— Start of Dataset records —
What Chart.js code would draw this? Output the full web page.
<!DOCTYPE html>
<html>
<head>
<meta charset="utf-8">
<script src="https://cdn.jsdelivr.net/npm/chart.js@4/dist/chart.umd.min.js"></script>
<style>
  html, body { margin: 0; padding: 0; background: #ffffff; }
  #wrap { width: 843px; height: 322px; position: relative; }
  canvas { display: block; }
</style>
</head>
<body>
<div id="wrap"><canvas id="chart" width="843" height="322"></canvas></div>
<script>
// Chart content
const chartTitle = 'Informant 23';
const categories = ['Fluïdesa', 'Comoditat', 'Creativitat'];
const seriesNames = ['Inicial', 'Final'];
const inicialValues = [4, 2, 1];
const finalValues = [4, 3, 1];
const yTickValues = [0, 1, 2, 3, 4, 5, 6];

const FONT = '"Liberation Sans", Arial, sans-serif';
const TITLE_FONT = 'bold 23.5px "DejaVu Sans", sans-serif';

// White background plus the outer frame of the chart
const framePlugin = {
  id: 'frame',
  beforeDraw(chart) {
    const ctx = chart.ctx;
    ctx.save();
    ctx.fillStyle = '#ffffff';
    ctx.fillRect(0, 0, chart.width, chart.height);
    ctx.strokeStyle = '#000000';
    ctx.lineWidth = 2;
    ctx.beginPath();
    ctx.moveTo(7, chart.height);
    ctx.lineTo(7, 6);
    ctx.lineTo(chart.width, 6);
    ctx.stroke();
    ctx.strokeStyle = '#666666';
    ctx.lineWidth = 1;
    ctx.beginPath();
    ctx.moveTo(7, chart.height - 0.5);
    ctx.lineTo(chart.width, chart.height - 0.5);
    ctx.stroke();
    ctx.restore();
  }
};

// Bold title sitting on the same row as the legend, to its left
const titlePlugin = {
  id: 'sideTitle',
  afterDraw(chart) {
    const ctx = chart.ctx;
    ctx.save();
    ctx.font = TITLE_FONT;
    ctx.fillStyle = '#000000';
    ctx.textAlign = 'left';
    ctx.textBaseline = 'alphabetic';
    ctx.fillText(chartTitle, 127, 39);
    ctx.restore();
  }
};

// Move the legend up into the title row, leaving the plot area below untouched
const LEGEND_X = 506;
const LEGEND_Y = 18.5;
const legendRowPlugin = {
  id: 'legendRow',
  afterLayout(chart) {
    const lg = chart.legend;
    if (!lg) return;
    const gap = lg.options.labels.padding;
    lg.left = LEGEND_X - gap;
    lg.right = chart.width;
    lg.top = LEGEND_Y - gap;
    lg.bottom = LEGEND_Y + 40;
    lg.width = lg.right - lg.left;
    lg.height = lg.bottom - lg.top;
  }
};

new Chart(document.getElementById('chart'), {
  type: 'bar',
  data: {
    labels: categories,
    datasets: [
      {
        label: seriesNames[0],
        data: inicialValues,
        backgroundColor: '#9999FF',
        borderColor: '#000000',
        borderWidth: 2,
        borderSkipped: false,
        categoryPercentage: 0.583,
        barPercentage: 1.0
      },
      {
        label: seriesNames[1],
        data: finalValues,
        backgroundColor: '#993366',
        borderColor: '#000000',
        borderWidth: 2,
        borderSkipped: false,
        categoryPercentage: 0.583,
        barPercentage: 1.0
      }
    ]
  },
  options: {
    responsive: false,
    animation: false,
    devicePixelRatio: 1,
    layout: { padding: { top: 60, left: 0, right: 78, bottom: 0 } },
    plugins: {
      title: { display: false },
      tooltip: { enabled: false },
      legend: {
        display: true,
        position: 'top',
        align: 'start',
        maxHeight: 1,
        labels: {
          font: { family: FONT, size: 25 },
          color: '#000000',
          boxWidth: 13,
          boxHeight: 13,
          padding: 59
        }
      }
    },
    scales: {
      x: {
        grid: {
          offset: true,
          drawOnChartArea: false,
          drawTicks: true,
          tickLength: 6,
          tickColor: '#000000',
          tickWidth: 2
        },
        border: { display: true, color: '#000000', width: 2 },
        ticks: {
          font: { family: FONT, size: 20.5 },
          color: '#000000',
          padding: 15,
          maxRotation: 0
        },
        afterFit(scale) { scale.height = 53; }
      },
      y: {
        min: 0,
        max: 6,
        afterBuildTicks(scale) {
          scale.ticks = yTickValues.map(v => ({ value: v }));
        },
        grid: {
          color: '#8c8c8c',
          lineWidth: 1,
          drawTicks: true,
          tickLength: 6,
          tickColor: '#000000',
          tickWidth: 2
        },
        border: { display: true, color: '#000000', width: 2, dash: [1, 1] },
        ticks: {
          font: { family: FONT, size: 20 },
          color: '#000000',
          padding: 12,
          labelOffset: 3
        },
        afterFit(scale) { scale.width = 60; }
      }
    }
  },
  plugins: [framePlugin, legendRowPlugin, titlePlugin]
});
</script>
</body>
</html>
— End of Dataset records —
— Start of Dataset records —
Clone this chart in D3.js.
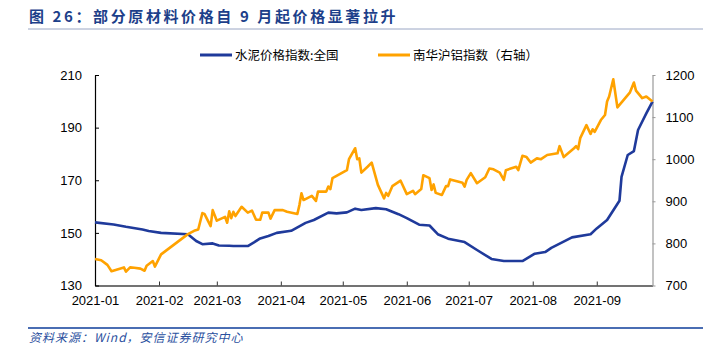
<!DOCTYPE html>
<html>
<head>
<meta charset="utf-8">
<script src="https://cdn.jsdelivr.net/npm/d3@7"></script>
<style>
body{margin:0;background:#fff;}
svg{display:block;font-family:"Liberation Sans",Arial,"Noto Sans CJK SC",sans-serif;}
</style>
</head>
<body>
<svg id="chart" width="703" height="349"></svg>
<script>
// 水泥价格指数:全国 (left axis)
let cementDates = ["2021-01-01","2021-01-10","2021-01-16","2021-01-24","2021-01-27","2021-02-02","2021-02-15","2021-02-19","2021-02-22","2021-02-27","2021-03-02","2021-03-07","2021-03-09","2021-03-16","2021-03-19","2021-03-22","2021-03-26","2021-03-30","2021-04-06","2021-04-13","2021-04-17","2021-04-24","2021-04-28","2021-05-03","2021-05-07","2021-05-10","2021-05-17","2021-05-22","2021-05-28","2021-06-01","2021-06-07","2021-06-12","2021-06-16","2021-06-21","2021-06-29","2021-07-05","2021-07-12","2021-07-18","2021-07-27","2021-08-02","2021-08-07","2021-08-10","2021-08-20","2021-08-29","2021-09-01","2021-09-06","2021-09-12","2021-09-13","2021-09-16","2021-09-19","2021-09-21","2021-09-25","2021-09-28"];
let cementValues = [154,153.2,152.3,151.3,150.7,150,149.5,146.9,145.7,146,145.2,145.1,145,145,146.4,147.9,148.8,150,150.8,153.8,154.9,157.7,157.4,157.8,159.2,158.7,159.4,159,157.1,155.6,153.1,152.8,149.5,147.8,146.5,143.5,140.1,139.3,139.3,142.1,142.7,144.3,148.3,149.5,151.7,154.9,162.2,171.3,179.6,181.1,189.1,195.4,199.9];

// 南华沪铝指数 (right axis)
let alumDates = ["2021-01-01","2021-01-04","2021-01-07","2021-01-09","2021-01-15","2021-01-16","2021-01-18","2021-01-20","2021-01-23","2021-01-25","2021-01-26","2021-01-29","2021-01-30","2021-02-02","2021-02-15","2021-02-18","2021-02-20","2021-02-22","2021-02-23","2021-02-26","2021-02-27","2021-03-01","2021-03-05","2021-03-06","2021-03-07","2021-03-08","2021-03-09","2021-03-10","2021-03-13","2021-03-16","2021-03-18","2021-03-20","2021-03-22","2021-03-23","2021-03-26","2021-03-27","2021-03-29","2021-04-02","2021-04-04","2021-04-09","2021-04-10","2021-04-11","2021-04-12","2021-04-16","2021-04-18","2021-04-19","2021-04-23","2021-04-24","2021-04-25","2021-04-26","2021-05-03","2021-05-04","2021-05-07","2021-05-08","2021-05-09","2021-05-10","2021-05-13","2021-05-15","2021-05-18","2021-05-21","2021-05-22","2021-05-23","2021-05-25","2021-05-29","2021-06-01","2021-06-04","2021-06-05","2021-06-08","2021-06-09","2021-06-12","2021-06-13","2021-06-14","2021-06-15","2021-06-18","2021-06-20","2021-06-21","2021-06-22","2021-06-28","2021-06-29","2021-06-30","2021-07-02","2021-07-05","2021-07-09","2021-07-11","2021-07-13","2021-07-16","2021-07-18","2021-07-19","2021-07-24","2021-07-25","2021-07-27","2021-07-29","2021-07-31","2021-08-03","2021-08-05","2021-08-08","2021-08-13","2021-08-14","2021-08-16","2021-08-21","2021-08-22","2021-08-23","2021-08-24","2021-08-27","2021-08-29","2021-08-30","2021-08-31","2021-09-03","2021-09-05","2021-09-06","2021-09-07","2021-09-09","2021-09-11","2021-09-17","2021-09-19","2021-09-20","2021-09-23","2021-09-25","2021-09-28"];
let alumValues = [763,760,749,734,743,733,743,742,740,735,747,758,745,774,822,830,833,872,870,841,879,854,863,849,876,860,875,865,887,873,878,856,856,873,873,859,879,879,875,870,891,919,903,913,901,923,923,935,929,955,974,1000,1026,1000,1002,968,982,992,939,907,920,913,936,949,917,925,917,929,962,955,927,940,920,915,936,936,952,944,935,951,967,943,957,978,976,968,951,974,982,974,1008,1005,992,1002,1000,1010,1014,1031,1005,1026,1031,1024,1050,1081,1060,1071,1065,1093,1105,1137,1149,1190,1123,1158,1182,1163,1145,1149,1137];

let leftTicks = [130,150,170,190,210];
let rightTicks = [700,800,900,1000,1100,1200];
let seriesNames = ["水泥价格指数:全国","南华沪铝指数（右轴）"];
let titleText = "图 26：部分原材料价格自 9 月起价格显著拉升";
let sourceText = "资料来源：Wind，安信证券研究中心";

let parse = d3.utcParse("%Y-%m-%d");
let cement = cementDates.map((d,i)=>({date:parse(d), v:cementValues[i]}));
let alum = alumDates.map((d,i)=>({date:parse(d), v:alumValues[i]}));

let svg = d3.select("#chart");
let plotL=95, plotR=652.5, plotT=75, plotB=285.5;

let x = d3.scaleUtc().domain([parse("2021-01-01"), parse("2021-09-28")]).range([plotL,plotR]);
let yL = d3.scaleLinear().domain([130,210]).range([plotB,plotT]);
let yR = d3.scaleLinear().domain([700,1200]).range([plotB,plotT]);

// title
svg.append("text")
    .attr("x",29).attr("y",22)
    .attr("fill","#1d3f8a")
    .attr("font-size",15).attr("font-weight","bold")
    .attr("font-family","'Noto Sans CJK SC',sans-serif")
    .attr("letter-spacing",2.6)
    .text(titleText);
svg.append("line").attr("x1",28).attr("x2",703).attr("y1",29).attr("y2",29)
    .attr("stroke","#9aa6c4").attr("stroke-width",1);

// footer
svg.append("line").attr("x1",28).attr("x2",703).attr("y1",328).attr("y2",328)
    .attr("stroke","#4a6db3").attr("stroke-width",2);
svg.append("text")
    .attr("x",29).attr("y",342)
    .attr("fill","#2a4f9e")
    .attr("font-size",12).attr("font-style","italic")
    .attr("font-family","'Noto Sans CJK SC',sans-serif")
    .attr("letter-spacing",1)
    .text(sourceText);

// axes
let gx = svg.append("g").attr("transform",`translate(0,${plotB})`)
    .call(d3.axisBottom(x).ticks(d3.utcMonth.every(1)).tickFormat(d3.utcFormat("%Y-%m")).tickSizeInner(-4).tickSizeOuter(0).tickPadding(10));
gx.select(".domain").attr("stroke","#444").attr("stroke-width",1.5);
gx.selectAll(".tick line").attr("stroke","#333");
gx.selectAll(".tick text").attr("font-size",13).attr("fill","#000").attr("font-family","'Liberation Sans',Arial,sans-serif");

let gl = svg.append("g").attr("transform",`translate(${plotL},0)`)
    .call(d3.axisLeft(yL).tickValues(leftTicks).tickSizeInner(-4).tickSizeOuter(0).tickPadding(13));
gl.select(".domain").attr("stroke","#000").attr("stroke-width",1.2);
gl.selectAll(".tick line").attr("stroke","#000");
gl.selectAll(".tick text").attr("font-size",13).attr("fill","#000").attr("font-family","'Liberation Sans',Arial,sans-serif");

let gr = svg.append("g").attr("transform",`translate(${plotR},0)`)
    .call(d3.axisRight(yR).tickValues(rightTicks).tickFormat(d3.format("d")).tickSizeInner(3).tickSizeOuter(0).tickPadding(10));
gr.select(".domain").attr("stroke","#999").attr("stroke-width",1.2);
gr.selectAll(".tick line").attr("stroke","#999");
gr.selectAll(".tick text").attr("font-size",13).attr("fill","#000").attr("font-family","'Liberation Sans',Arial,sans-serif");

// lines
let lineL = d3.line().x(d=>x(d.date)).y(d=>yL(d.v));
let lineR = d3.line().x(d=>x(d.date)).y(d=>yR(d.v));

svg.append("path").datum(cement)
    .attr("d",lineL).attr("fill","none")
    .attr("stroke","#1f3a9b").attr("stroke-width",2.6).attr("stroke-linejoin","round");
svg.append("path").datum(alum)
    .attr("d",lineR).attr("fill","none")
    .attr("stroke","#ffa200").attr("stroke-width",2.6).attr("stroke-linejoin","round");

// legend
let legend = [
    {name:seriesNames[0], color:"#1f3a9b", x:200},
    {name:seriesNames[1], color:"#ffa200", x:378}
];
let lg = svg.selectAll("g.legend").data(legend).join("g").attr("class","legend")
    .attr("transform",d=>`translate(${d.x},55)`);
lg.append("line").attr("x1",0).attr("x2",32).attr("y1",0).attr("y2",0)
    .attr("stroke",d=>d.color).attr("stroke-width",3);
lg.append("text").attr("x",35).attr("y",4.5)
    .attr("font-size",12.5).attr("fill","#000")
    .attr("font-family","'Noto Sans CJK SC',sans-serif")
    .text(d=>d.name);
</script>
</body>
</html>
— End of Dataset records —
— Start of Dataset records —
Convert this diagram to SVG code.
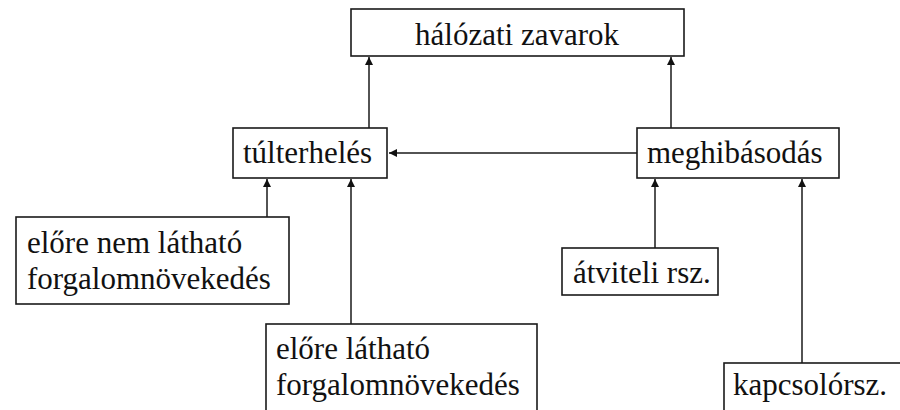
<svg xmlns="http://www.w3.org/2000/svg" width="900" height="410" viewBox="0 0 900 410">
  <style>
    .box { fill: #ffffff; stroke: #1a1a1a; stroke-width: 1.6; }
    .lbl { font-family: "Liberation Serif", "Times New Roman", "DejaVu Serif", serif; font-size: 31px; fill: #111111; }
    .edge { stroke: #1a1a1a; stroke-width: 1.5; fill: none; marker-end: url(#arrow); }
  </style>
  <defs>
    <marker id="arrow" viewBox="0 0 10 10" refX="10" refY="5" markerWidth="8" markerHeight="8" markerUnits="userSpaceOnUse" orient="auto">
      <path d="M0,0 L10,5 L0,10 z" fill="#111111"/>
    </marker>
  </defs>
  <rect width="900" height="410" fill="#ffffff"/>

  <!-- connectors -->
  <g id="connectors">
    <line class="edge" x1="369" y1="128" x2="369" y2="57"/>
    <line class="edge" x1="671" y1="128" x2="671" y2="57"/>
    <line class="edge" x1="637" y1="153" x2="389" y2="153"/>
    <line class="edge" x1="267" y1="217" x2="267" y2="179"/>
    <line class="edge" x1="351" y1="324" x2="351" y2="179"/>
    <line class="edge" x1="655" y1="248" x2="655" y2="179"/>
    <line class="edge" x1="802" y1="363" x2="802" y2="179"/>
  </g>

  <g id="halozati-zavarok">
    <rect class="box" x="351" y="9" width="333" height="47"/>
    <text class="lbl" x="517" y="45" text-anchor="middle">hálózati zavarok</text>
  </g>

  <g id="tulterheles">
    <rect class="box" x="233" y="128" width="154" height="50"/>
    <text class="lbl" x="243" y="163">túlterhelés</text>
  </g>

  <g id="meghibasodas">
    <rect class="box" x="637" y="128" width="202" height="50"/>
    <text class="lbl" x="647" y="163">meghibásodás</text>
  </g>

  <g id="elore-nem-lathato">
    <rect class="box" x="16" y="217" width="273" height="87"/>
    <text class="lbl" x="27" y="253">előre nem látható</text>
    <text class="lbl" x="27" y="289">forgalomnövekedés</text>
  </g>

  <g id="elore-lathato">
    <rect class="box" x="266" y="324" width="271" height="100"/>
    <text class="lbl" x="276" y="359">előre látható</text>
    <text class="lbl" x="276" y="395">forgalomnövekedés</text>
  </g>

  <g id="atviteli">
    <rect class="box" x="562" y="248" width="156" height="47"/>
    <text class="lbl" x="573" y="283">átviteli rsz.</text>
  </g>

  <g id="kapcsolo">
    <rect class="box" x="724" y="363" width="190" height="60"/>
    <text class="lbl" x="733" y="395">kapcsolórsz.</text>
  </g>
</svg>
— End of Dataset records —
Task –
Search the preceding listing for the word "code" and pull out every line that holds it.

Solution to this task –
What Chart.js code would draw this? Output the full web page.
Convert this diagram to SVG code.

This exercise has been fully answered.